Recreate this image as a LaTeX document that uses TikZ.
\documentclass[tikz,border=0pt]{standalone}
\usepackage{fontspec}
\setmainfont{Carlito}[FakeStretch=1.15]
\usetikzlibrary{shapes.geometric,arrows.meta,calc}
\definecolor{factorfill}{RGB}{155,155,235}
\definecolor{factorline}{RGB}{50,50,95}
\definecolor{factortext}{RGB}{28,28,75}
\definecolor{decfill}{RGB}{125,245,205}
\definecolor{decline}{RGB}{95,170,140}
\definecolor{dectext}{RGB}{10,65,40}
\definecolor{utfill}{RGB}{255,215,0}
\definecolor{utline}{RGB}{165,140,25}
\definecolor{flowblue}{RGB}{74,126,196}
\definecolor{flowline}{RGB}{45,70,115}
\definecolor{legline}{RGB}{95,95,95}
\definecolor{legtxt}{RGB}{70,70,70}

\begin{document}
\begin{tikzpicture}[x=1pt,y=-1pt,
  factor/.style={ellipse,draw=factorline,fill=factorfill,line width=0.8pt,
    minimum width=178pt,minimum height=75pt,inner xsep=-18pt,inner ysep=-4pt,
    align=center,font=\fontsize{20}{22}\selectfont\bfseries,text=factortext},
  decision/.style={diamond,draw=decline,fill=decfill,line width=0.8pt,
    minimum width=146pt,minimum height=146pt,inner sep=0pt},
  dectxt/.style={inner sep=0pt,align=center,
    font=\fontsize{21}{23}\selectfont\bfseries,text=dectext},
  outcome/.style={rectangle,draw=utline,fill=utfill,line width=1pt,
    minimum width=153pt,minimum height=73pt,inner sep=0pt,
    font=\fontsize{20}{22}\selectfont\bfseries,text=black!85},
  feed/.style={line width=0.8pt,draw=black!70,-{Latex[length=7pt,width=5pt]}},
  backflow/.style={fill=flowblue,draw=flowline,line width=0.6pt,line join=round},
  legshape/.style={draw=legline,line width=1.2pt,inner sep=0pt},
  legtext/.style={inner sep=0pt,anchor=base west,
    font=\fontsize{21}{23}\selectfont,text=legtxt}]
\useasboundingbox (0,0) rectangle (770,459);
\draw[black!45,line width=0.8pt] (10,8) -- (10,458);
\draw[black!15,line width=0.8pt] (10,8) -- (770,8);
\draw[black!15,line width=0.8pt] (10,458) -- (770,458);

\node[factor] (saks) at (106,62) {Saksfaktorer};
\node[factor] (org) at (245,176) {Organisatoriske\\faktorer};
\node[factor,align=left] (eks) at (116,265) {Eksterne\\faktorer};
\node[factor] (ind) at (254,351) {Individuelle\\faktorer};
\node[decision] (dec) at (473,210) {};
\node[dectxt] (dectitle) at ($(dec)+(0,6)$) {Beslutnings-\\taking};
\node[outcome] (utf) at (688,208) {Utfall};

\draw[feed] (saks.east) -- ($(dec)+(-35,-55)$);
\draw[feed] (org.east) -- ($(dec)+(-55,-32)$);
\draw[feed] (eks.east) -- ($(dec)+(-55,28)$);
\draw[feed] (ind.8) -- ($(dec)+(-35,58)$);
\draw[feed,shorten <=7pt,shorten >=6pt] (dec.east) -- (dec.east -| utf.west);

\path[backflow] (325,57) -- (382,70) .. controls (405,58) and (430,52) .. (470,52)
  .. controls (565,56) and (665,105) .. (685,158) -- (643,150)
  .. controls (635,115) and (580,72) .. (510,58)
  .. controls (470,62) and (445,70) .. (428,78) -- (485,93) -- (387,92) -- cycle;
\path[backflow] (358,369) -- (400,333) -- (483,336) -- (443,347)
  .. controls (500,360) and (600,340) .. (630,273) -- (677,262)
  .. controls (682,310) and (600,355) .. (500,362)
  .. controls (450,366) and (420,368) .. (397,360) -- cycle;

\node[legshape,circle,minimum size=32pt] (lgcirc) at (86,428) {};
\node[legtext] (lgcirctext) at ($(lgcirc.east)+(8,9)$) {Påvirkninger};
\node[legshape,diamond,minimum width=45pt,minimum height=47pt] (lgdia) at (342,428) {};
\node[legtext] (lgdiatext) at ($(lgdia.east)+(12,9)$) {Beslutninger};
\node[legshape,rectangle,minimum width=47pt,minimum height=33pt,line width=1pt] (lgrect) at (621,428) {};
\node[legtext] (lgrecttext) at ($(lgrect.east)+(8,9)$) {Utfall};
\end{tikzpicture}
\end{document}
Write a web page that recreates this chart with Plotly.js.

Task prompt:
Restate the listing above word for word.

Solution:
Recreate this image as a LaTeX document that uses TikZ.
\documentclass[tikz,border=0pt]{standalone}
\usepackage{fontspec}
\setmainfont{Carlito}[FakeStretch=1.15]
\usetikzlibrary{shapes.geometric,arrows.meta,calc}
\definecolor{factorfill}{RGB}{155,155,235}
\definecolor{factorline}{RGB}{50,50,95}
\definecolor{factortext}{RGB}{28,28,75}
\definecolor{decfill}{RGB}{125,245,205}
\definecolor{decline}{RGB}{95,170,140}
\definecolor{dectext}{RGB}{10,65,40}
\definecolor{utfill}{RGB}{255,215,0}
\definecolor{utline}{RGB}{165,140,25}
\definecolor{flowblue}{RGB}{74,126,196}
\definecolor{flowline}{RGB}{45,70,115}
\definecolor{legline}{RGB}{95,95,95}
\definecolor{legtxt}{RGB}{70,70,70}

\begin{document}
\begin{tikzpicture}[x=1pt,y=-1pt,
  factor/.style={ellipse,draw=factorline,fill=factorfill,line width=0.8pt,
    minimum width=178pt,minimum height=75pt,inner xsep=-18pt,inner ysep=-4pt,
    align=center,font=\fontsize{20}{22}\selectfont\bfseries,text=factortext},
  decision/.style={diamond,draw=decline,fill=decfill,line width=0.8pt,
    minimum width=146pt,minimum height=146pt,inner sep=0pt},
  dectxt/.style={inner sep=0pt,align=center,
    font=\fontsize{21}{23}\selectfont\bfseries,text=dectext},
  outcome/.style={rectangle,draw=utline,fill=utfill,line width=1pt,
    minimum width=153pt,minimum height=73pt,inner sep=0pt,
    font=\fontsize{20}{22}\selectfont\bfseries,text=black!85},
  feed/.style={line width=0.8pt,draw=black!70,-{Latex[length=7pt,width=5pt]}},
  backflow/.style={fill=flowblue,draw=flowline,line width=0.6pt,line join=round},
  legshape/.style={draw=legline,line width=1.2pt,inner sep=0pt},
  legtext/.style={inner sep=0pt,anchor=base west,
    font=\fontsize{21}{23}\selectfont,text=legtxt}]
\useasboundingbox (0,0) rectangle (770,459);
\draw[black!45,line width=0.8pt] (10,8) -- (10,458);
\draw[black!15,line width=0.8pt] (10,8) -- (770,8);
\draw[black!15,line width=0.8pt] (10,458) -- (770,458);

\node[factor] (saks) at (106,62) {Saksfaktorer};
\node[factor] (org) at (245,176) {Organisatoriske\\faktorer};
\node[factor,align=left] (eks) at (116,265) {Eksterne\\faktorer};
\node[factor] (ind) at (254,351) {Individuelle\\faktorer};
\node[decision] (dec) at (473,210) {};
\node[dectxt] (dectitle) at ($(dec)+(0,6)$) {Beslutnings-\\taking};
\node[outcome] (utf) at (688,208) {Utfall};

\draw[feed] (saks.east) -- ($(dec)+(-35,-55)$);
\draw[feed] (org.east) -- ($(dec)+(-55,-32)$);
\draw[feed] (eks.east) -- ($(dec)+(-55,28)$);
\draw[feed] (ind.8) -- ($(dec)+(-35,58)$);
\draw[feed,shorten <=7pt,shorten >=6pt] (dec.east) -- (dec.east -| utf.west);

\path[backflow] (325,57) -- (382,70) .. controls (405,58) and (430,52) .. (470,52)
  .. controls (565,56) and (665,105) .. (685,158) -- (643,150)
  .. controls (635,115) and (580,72) .. (510,58)
  .. controls (470,62) and (445,70) .. (428,78) -- (485,93) -- (387,92) -- cycle;
\path[backflow] (358,369) -- (400,333) -- (483,336) -- (443,347)
  .. controls (500,360) and (600,340) .. (630,273) -- (677,262)
  .. controls (682,310) and (600,355) .. (500,362)
  .. controls (450,366) and (420,368) .. (397,360) -- cycle;

\node[legshape,circle,minimum size=32pt] (lgcirc) at (86,428) {};
\node[legtext] (lgcirctext) at ($(lgcirc.east)+(8,9)$) {Påvirkninger};
\node[legshape,diamond,minimum width=45pt,minimum height=47pt] (lgdia) at (342,428) {};
\node[legtext] (lgdiatext) at ($(lgdia.east)+(12,9)$) {Beslutninger};
\node[legshape,rectangle,minimum width=47pt,minimum height=33pt,line width=1pt] (lgrect) at (621,428) {};
\node[legtext] (lgrecttext) at ($(lgrect.east)+(8,9)$) {Utfall};
\end{tikzpicture}
\end{document}
Write a web page that recreates this chart with Plotly.js.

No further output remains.